Obama also seemed to transcend race as he campaigned across a mostly white America. Hill noted that Obama won without doing "any of the old-school tricks - playing the race card or the victim card. Give him credit, he just inspired people, especially young people."
"Obama is the most de-raced black politician alive," said Palazolla. "He doesn't focus on race at all. He tapped into what made white suburban centrists say 'this makes sense.' "
Obama could become what historians label a transformational president. Balogh said Franklin D. Roosevelt was one. Roosevelt, because of World War II and the Great Depression, was the first to forge a "direct relationship between the president and the American people."
Ronald Reagan was another transformational president who "was able to change the ideological playing field ... returning America to what he claimed was free-market roots," said Balogh. Reagan also is credited with policies that ultimately led to the fall of the Berlin Wall and the collapse of the Soviet Union.
Because of the unique challenges that Obama faces, he too could be transformational depending on his success. "Presidents matter a great deal, but other things matter as well," said Balogh.

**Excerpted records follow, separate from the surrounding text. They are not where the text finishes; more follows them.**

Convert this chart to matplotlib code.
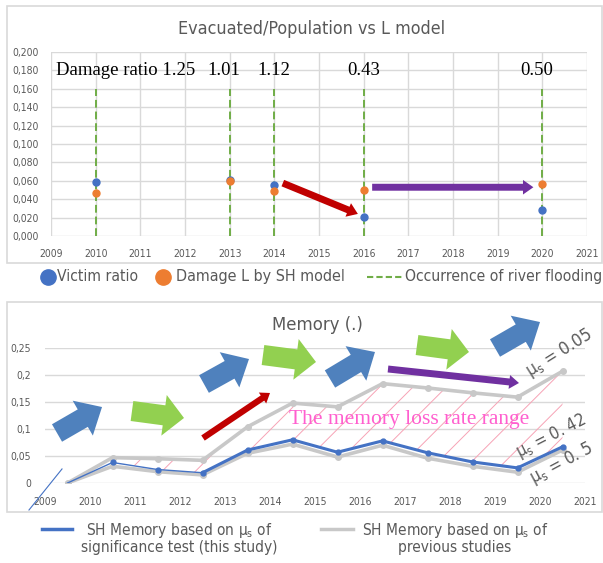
import matplotlib
matplotlib.use('Agg')
import matplotlib.pyplot as plt
from matplotlib.lines import Line2D
from matplotlib.patches import Rectangle
from matplotlib.ticker import FuncFormatter, MultipleLocator

# ---------------- data ----------------
flood_years = [2010, 2013, 2014, 2016, 2020]
victim_ratio = [0.059, 0.061, 0.055, 0.021, 0.028]
damage_L = [0.047, 0.060, 0.049, 0.050, 0.057]
damage_ratio_text = ['Damage ratio 1.25', '1.01', '1.12', '0.43', '0.50']
damage_ratio_x = [2010.68, 2012.87, 2014.0, 2016.0, 2019.88]

mem_x = [2009.5, 2010.5, 2011.5, 2012.5, 2013.5, 2014.5, 2015.5, 2016.5,
         2017.5, 2018.5, 2019.5, 2020.5]
mem_this_study = [0.0, 0.038, 0.025, 0.019, 0.061, 0.080, 0.057, 0.078,
                  0.056, 0.039, 0.028, 0.067]
mem_prev_005 = [0.0, 0.047, 0.045, 0.042, 0.104, 0.148, 0.141, 0.184,
                0.176, 0.167, 0.159, 0.207]
mem_prev_05 = [0.0, 0.031, 0.021, 0.015, 0.055, 0.072, 0.048, 0.070,
               0.046, 0.031, 0.020, 0.061]

SANS = ['DejaVu Sans']
SERIF = ['Liberation Serif', 'DejaVu Serif']
GRAY_TXT = '#595959'
GRID = '#d9d9d9'
BLUE = '#4472c4'
ORANGE = '#ed7d31'
GREEN_DASH = '#70ad47'
LGRAY = '#c8c8c8'
ARROW_BLUE = '#4f81bd'
ARROW_GREEN = '#92d050'
RED = '#c00000'
PURPLE = '#7030a0'

plt.rcParams['font.family'] = SANS
plt.rcParams['font.stretch'] = 'condensed'
plt.rcParams['hatch.linewidth'] = 0.7

W, H = 603, 563
fig = plt.figure(figsize=(W / 100, H / 100), dpi=100)


def fx(px):
    return px / W


def fy(py):
    return 1 - py / H


def block_arrow(ax, tail, tip, color, tw, hw, hl):
    ax.annotate('', xy=tip, xytext=tail, xycoords='data', textcoords='data',
                annotation_clip=False,
                arrowprops=dict(arrowstyle=f'simple,head_length={hl},head_width={hw},tail_width={tw}',
                                color=color, lw=0, shrinkA=0, shrinkB=0,
                                mutation_scale=1))


fit_list = []  # (text artist, target width px, final rotation)


def fitted(t, width_px, rotation=0):
    fit_list.append((t, width_px, rotation))
    return t


# border boxes
for (x0, y0, x1, y1) in [(7, 6, 602, 263), (7, 302, 602, 512)]:
    fig.patches.append(Rectangle((fx(x0), fy(y1)), fx(x1) - fx(x0), fy(y0) - fy(y1),
                                 transform=fig.transFigure, fill=False,
                                 edgecolor=GRID, lw=1.2))

# ---------------- top chart ----------------
ax1 = fig.add_axes([fx(51), fy(236), fx(587) - fx(51), fy(52) - fy(236)])
ax1.set_xlim(2009, 2021)
ax1.set_ylim(0, 0.2)
ax1.xaxis.set_major_locator(MultipleLocator(1))
ax1.yaxis.set_major_locator(MultipleLocator(0.02))
ax1.yaxis.set_major_formatter(FuncFormatter(lambda v, _: f'{v:.3f}'.replace('.', ',')))
ax1.grid(True, color=GRID, lw=1)
ax1.set_axisbelow(True)
for s in ax1.spines.values():
    s.set_visible(False)
ax1.tick_params(length=0, labelsize=7.5, labelcolor=GRAY_TXT, pad=9)

ax1.vlines(flood_years, 0, 0.16, colors=GREEN_DASH, linestyles=(0, (4, 2)), lw=1.4, zorder=2)
ax1.plot(flood_years, victim_ratio, 'o', color=BLUE, ms=5, zorder=4)
ax1.plot(flood_years, damage_L, 'o', color=ORANGE, ms=5, zorder=4)
for t, x in zip(damage_ratio_text, damage_ratio_x):
    ax1.text(x, 0.18, t, ha='center', va='center', family=SERIF, fontsize=13.5, color='black')

block_arrow(ax1, (2014.19, 0.0575), (2015.87, 0.024), RED, 5.0, 10.5, 7.5)
block_arrow(ax1, (2016.19, 0.053), (2019.8, 0.053), PURPLE, 5.0, 10.5, 7.5)

fitted(fig.text(fx(312), fy(29), 'Evacuated/Population vs L model', ha='center', va='center',
                fontsize=14, color=GRAY_TXT), 268)

# top legend
ly = fy(277)
fig.add_artist(Line2D([fx(48)], [ly], marker='o', ms=11, color=BLUE, ls='none',
                      transform=fig.transFigure))
fitted(fig.text(fx(57), ly, 'Victim ratio', ha='left', va='center', fontsize=13,
                color=GRAY_TXT), 81)
fig.add_artist(Line2D([fx(163)], [ly], marker='o', ms=11, color=ORANGE, ls='none',
                      transform=fig.transFigure))
fitted(fig.text(fx(176), ly, 'Damage L by SH model', ha='left', va='center', fontsize=13,
                color=GRAY_TXT), 170)
fig.add_artist(Line2D([fx(367), fx(403)], [ly, ly], color=GREEN_DASH, ls=(0, (3, 1.5)), lw=1.5,
                      transform=fig.transFigure))
fitted(fig.text(fx(405), ly, 'Occurrence of river flooding', ha='left', va='center', fontsize=13,
                color=GRAY_TXT), 196)

# ---------------- bottom chart ----------------
ax2 = fig.add_axes([fx(45), fy(483), fx(585) - fx(45), fy(348) - fy(483)])
ax2.set_xlim(2009, 2021)
ax2.set_ylim(0, 0.25)
ax2.xaxis.set_major_locator(MultipleLocator(1))
ax2.yaxis.set_major_locator(MultipleLocator(0.05))
ax2.yaxis.set_major_formatter(FuncFormatter(lambda v, _: f'{round(v, 2):g}'.replace('.', ',')))
ax2.grid(True, axis='y', color=GRID, lw=1)
ax2.set_axisbelow(True)
for s in ax2.spines.values():
    s.set_visible(False)
ax2.tick_params(length=0, labelsize=7.5, labelcolor=GRAY_TXT, pad=10)

ax2.fill_between(mem_x[1:], mem_prev_005[1:], mem_this_study[1:], facecolor='none',
                 edgecolor='#f7a3b5', hatch='/', lw=0, zorder=1)
ax2.plot(mem_x, mem_prev_005, '-o', color=LGRAY, lw=2.6, ms=4, zorder=3)
ax2.plot(mem_x, mem_prev_05, '-o', color=LGRAY, lw=2.6, ms=4, zorder=3)
ax2.plot(mem_x[:4], mem_this_study[:4], '-', color=BLUE, lw=1.0, zorder=4)
ax2.plot(mem_x[3:], mem_this_study[3:], '-', color=BLUE, lw=2.2, zorder=4)
ax2.plot(mem_x[1:], mem_this_study[1:], 'o', color=BLUE, ms=3.5, zorder=5)

# thin blue stroke at lower left
ax2.plot([2008.644, 2009.378], [-0.05, 0.026], color=BLUE, lw=0.8, clip_on=False)

# block arrows
for tail, tip in [((2009.267, 0.0926), (2010.267, 0.1407)),
                  ((2012.533, 0.1833), (2013.533, 0.2296)),
                  ((2015.333, 0.1926), (2016.333, 0.2426)),
                  ((2019.0, 0.25), (2020.0, 0.2981))]:
    block_arrow(ax2, tail, tip, ARROW_BLUE, 14.5, 29, 16)
for tail, tip in [((2010.933, 0.1333), (2012.089, 0.1204)),
                  ((2013.844, 0.237), (2015.022, 0.2241)),
                  ((2017.267, 0.2555), (2018.422, 0.2426))]:
    block_arrow(ax2, tail, tip, ARROW_GREEN, 14.5, 29.5, 14.5)
block_arrow(ax2, (2012.511, 0.0833), (2014.0, 0.1667), RED, 4.5, 9.5, 6.5)
block_arrow(ax2, (2016.622, 0.2111), (2019.533, 0.1852), PURPLE, 5, 10, 7)

ax2.text(2017.09, 0.117, 'The memory loss rate range', ha='center', va='center',
         family=SERIF, fontsize=15.5, color='#ff5fcf', zorder=6)
fitted(ax2.text(2020.44, 0.241, r'$\mathregular{\mu_s}$ = 0.05', ha='center', va='center',
                fontsize=13, color=GRAY_TXT, clip_on=False), 75, 32)
fitted(ax2.text(2020.24, 0.087, r'$\mathregular{\mu_s}$ = 0. 42', ha='center', va='center',
                fontsize=13, color=GRAY_TXT, clip_on=False), 76, 27)
fitted(ax2.text(2020.49, 0.037, r'$\mathregular{\mu_s}$ = 0. 5', ha='center', va='center',
                fontsize=13, color=GRAY_TXT, clip_on=False), 69, 28)

fitted(fig.text(fx(317), fy(325), 'Memory (.)', ha='center', va='center', fontsize=14,
                color=GRAY_TXT), 91)

# bottom legend
fig.add_artist(Line2D([fx(42), fx(72)], [fy(529), fy(529)], color=BLUE, lw=2.5,
                      transform=fig.transFigure))
fitted(fig.text(fx(179), fy(538), 'SH Memory based on $\\mathregular{\\mu_s}$ of\nsignificance test (this study)',
                ha='center', va='center', fontsize=13, color=GRAY_TXT, linespacing=1.05), 196)
fig.add_artist(Line2D([fx(321), fx(353)], [fy(529), fy(529)], color=LGRAY, lw=2.5,
                      transform=fig.transFigure))
fitted(fig.text(fx(455), fy(538), 'SH Memory based on $\\mathregular{\\mu_s}$ of\nprevious studies',
                ha='center', va='center', fontsize=13, color=GRAY_TXT, linespacing=1.05), 186)

# size texts to their measured target widths
fig.canvas.draw()
renderer = fig.canvas.get_renderer()
for t, wpx, rot in fit_list:
    bb = t.get_window_extent(renderer)
    t.set_fontsize(t.get_fontsize() * wpx / bb.width)
    t.set_rotation(rot)

fig.savefig('out.png', dpi=100)
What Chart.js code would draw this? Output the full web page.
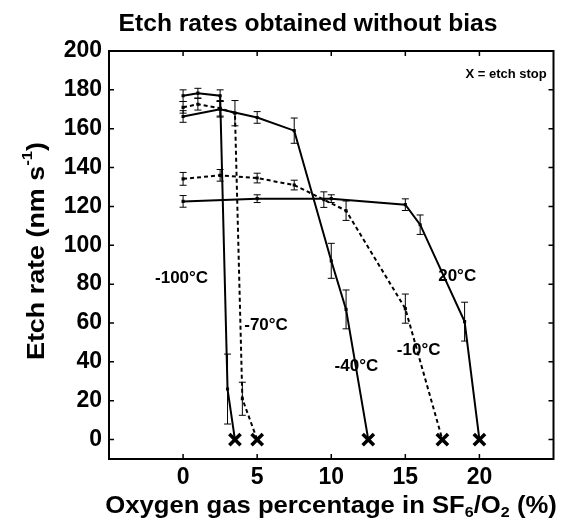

"There is an opportunity here for him to be transformational. His rhetoric is transformational, but then if you look at the people from the Clinton administration he put in place, it suggests incrementalism," said Balogh.
Obama faces incredibly high expectations, which Balogh said the president-to-be is trying to reign in. "Will people who think Obama will bring world peace and solve the economic problems be disappointed? Yes. I think those people whose expectations are high but realistic have a chance of seeing those expectations realized over the long run."
The ebullience over Obama, who attracted so many young voters, echoed the jubilation that President Kennedy elicited from a younger generation in the 1960s. Sabato said some wags are saying Camelot will now be replaced by Obamalot.